— BEGIN —

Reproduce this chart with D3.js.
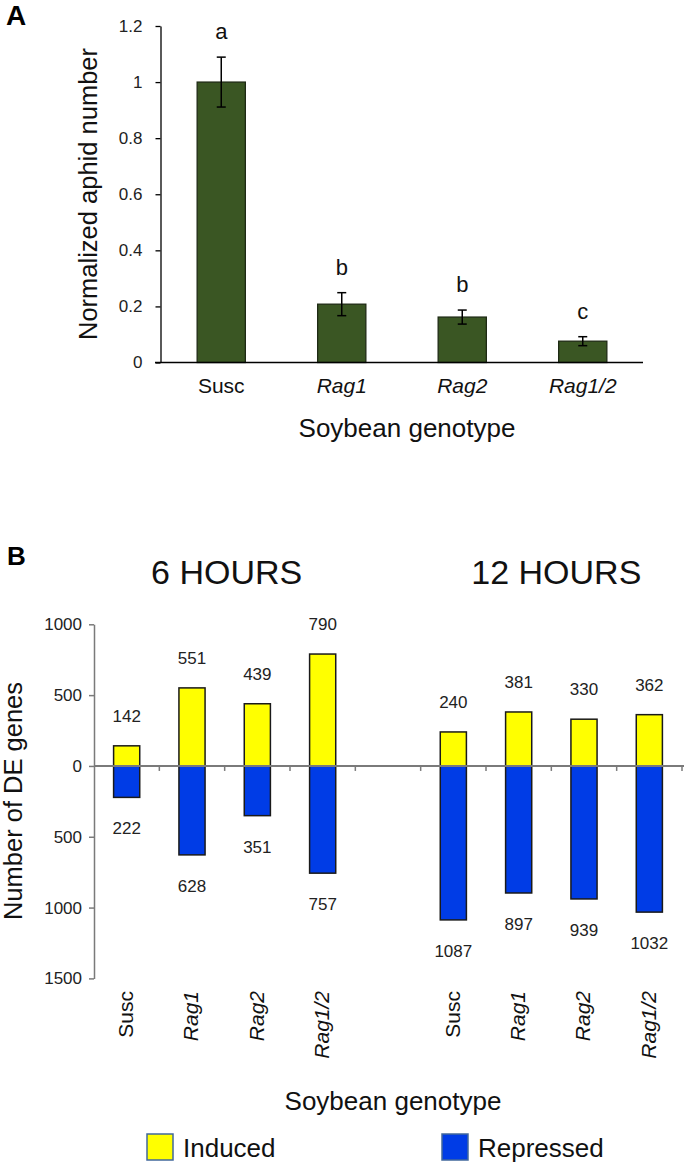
<!DOCTYPE html>
<html>
<head>
<meta charset="utf-8">
<script src="https://cdn.jsdelivr.net/npm/d3@7"></script>
<style>
  html, body { margin: 0; padding: 0; background: #ffffff; }
  svg { display: block; font-family: "Liberation Sans", Arial, sans-serif; }
</style>
</head>
<body>
<script>
// ---------- Panel A data ----------
const catsA = ["Susc", "Rag1", "Rag2", "Rag1/2"];
const italicA = [false, true, true, true];
const meansA = [1.0, 0.208, 0.162, 0.076];
const errA = [0.089, 0.041, 0.025, 0.016];
const lettersA = ["a", "b", "b", "c"];
const ticksA = [0, 0.2, 0.4, 0.6, 0.8, 1.0, 1.2];

// ---------- Panel B data ----------
const catsB = ["Susc", "Rag1", "Rag2", "Rag1/2"];
const italicB = [false, true, true, true];
const groupsB = ["6 HOURS", "12 HOURS"];
const induced6 = [142, 551, 439, 790];
const repressed6 = [222, 628, 351, 757];
const induced12 = [240, 381, 330, 362];
const repressed12 = [1087, 897, 939, 1032];
const ticksB = [1000, 500, 0, -500, -1000, -1500];
const legendB = ["Induced", "Repressed"];

const W = 685, H = 1165;
const svg = d3.select("body").append("svg").attr("width", W).attr("height", H);

// ================= PANEL A =================
const xA = d3.scaleBand().domain(catsA).range([161, 643]).paddingInner(0.6).paddingOuter(0.3);
const yA = d3.scaleLinear().domain([0, 1.2]).range([362.5, 26]);

svg.append("text").attr("x", 6).attr("y", 25).attr("font-size", 28).attr("font-weight", "bold").attr("fill", "#000").text("A");

const gA = svg.append("g");
const axA = gA.append("g").attr("transform", "translate(160.5,0)")
  .call(d3.axisLeft(yA).tickValues(ticksA).tickSize(5).tickSizeOuter(0).tickPadding(13)
    .tickFormat(d => d3.format("~g")(d)));
axA.attr("font-size", null).attr("font-family", null);
axA.selectAll("path, line").attr("stroke", "#000").attr("stroke-width", 1.3);
axA.selectAll("text").style("font-size", "17px").attr("fill", "#222");

const dataA = catsA.map((c, i) => ({ c, v: meansA[i], e: errA[i], l: lettersA[i], it: italicA[i] }));

gA.selectAll("rect.bar").data(dataA).join("rect")
  .attr("x", d => xA(d.c)).attr("width", xA.bandwidth())
  .attr("y", d => yA(d.v)).attr("height", d => yA(0) - yA(d.v))
  .attr("fill", "#3a5623").attr("stroke", "#1e2a14").attr("stroke-width", 1.3);

// x axis line
gA.append("line").attr("x1", 155).attr("x2", 643).attr("y1", yA(0)).attr("y2", yA(0))
  .attr("stroke", "#000").attr("stroke-width", 1.3);

// error bars
const cap = 4.5;
dataA.forEach(d => {
  const cx = xA(d.c) + xA.bandwidth() / 2;
  gA.append("line").attr("x1", cx).attr("x2", cx).attr("y1", yA(d.v + d.e)).attr("y2", yA(d.v - d.e)).attr("stroke", "#000").attr("stroke-width", 1.5);
  gA.append("line").attr("x1", cx - cap).attr("x2", cx + cap).attr("y1", yA(d.v + d.e)).attr("y2", yA(d.v + d.e)).attr("stroke", "#000").attr("stroke-width", 1.5);
  gA.append("line").attr("x1", cx - cap).attr("x2", cx + cap).attr("y1", yA(d.v - d.e)).attr("y2", yA(d.v - d.e)).attr("stroke", "#000").attr("stroke-width", 1.5);
  gA.append("text").attr("x", cx).attr("y", yA(d.v + d.e) - 18).attr("text-anchor", "middle")
    .attr("font-size", 22).attr("fill", "#111").text(d.l);
  gA.append("text").attr("x", cx).attr("y", 393).attr("text-anchor", "middle")
    .attr("font-size", 21).attr("font-style", d.it ? "italic" : "normal").attr("fill", "#111").text(d.c);
});

gA.append("text").attr("transform", "translate(97,194) rotate(-90)").attr("text-anchor", "middle")
  .attr("font-size", 25.5).attr("fill", "#111").text("Normalized aphid number");
gA.append("text").attr("x", 407).attr("y", 437).attr("text-anchor", "middle")
  .attr("font-size", 26).attr("fill", "#111").text("Soybean genotype");

// ================= PANEL B =================
svg.append("text").attr("x", 7).attr("y", 565).attr("font-size", 26).attr("font-weight", "bold").attr("fill", "#000").text("B");

const slots = [];
catsB.forEach((c, i) => slots.push({ key: "6-" + c, c, it: italicB[i], ind: induced6[i], rep: repressed6[i] }));
slots.push({ key: "gap", c: null });
catsB.forEach((c, i) => slots.push({ key: "12-" + c, c, it: italicB[i], ind: induced12[i], rep: repressed12[i] }));

const xB = d3.scaleBand().domain(slots.map(s => s.key)).range([94, 682]).paddingInner(0.6).paddingOuter(0.3);
const yB = d3.scaleLinear().domain([-1500, 1000]).range([978.4, 624.3]);
const stepB = xB.step();

const gB = svg.append("g");

// group titles
const firstGroup = slots.slice(0, 4).map(s => s.key);
const secondGroup = slots.slice(5).map(s => s.key);
const gCenter = keys => (xB(keys[0]) - xB.paddingInner() * stepB / 2 + xB(keys[keys.length - 1]) + xB.bandwidth() + xB.paddingInner() * stepB / 2) / 2;
gB.append("text").attr("x", gCenter(firstGroup) + 2).attr("y", 584).attr("text-anchor", "middle")
  .attr("font-size", 34).attr("fill", "#111").text(groupsB[0]);
gB.append("text").attr("x", gCenter(secondGroup) + 5).attr("y", 584).attr("text-anchor", "middle")
  .attr("font-size", 34).attr("fill", "#111").text(groupsB[1]);

// y axis
const axB = gB.append("g").attr("transform", "translate(94,0)")
  .call(d3.axisLeft(yB).tickValues(ticksB).tickSize(5).tickSizeOuter(0).tickPadding(7)
    .tickFormat(d => Math.abs(d)));
axB.attr("font-size", null).attr("font-family", null);
axB.selectAll("path, line").attr("stroke", "#7a7a7a").attr("stroke-width", 1.5);
axB.selectAll("text").style("font-size", "17px").attr("fill", "#222");

const barSlots = slots.filter(s => s.c !== null);

// bars
gB.selectAll("rect.ind").data(barSlots).join("rect")
  .attr("x", d => xB(d.key)).attr("width", xB.bandwidth())
  .attr("y", d => yB(d.ind)).attr("height", d => yB(0) - yB(d.ind))
  .attr("fill", "#ffff00").attr("stroke", "#1a1a1a").attr("stroke-width", 1.5);
gB.selectAll("rect.rep").data(barSlots).join("rect")
  .attr("x", d => xB(d.key)).attr("width", xB.bandwidth())
  .attr("y", yB(0)).attr("height", d => yB(-d.rep) - yB(0))
  .attr("fill", "#003ce6").attr("stroke", "#1a1a1a").attr("stroke-width", 1.5);

// zero line and boundary ticks
gB.append("line").attr("x1", 94).attr("x2", 684).attr("y1", yB(0)).attr("y2", yB(0))
  .attr("stroke", "#7a7a7a").attr("stroke-width", 2);
slots.forEach(s => {
  const bx = xB(s.key) + xB.bandwidth() + xB.paddingInner() * stepB / 2;
  gB.append("line").attr("x1", bx).attr("x2", bx).attr("y1", yB(0)).attr("y2", yB(0) + 5)
    .attr("stroke", "#7a7a7a").attr("stroke-width", 1.5);
});

// value labels
barSlots.forEach(d => {
  const cx = xB(d.key) + xB.bandwidth() / 2;
  gB.append("text").attr("x", cx).attr("y", yB(d.ind) - 24).attr("text-anchor", "middle")
    .attr("font-size", 17).attr("fill", "#222").text(d.ind);
  gB.append("text").attr("x", cx).attr("y", yB(-d.rep) + 37).attr("text-anchor", "middle")
    .attr("font-size", 17).attr("fill", "#222").text(d.rep);
  gB.append("text").attr("transform", `translate(${cx},991) rotate(-90)`).attr("text-anchor", "end")
    .attr("dy", "0.3em").attr("font-size", 21).attr("font-style", d.it ? "italic" : "normal")
    .attr("fill", "#111").text(d.c);
});

gB.append("text").attr("transform", "translate(22,801) rotate(-90)").attr("text-anchor", "middle")
  .attr("font-size", 25.5).attr("fill", "#111").text("Number of DE genes");
gB.append("text").attr("x", 393).attr("y", 1110).attr("text-anchor", "middle")
  .attr("font-size", 26).attr("fill", "#111").text("Soybean genotype");

// legend
const legColors = ["#ffff00", "#003ce6"];
const legX = [147, 442];
legendB.forEach((t, i) => {
  gB.append("rect").attr("x", legX[i]).attr("y", 1134).attr("width", 26).attr("height", 26)
    .attr("fill", legColors[i]).attr("stroke", "#41689c").attr("stroke-width", 1.5);
  gB.append("text").attr("x", legX[i] + 36).attr("y", 1157).attr("font-size", 26).attr("fill", "#111").text(t);
});
</script>
</body>
</html>
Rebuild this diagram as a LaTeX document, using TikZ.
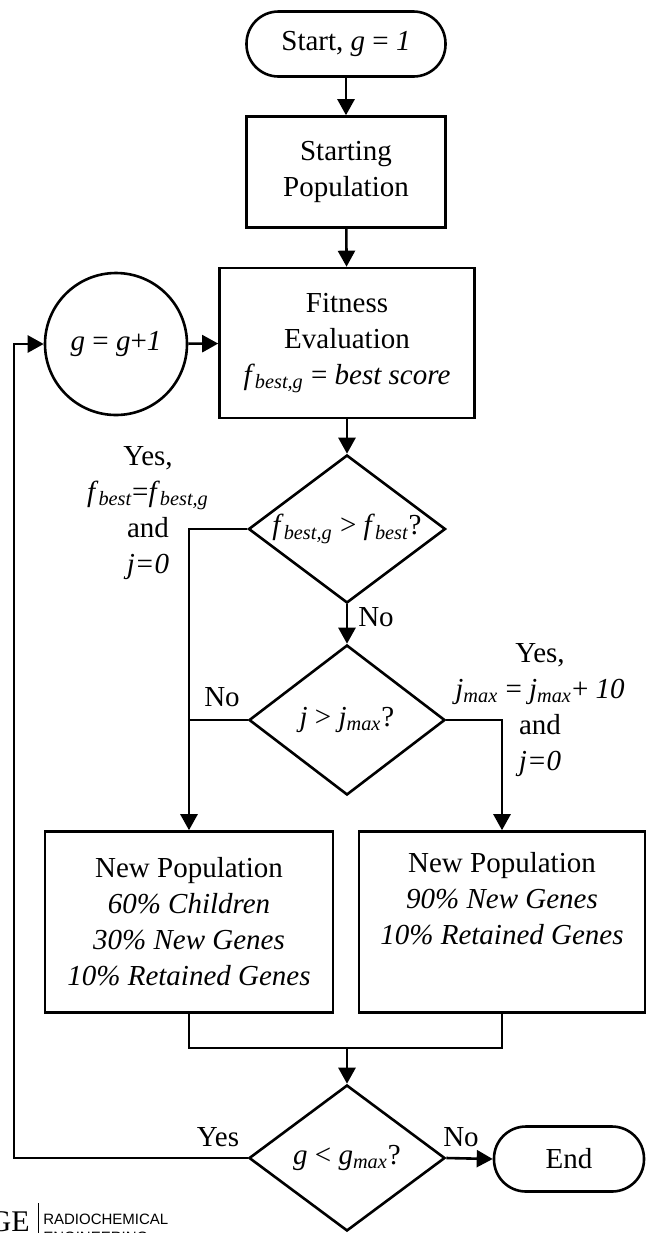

— END —

● **Description of the task**: All lines above containing the string "this" are to be collected.

● **Answer below**:
Reproduce this chart with D3.js.
Rebuild this diagram as a LaTeX document, using TikZ.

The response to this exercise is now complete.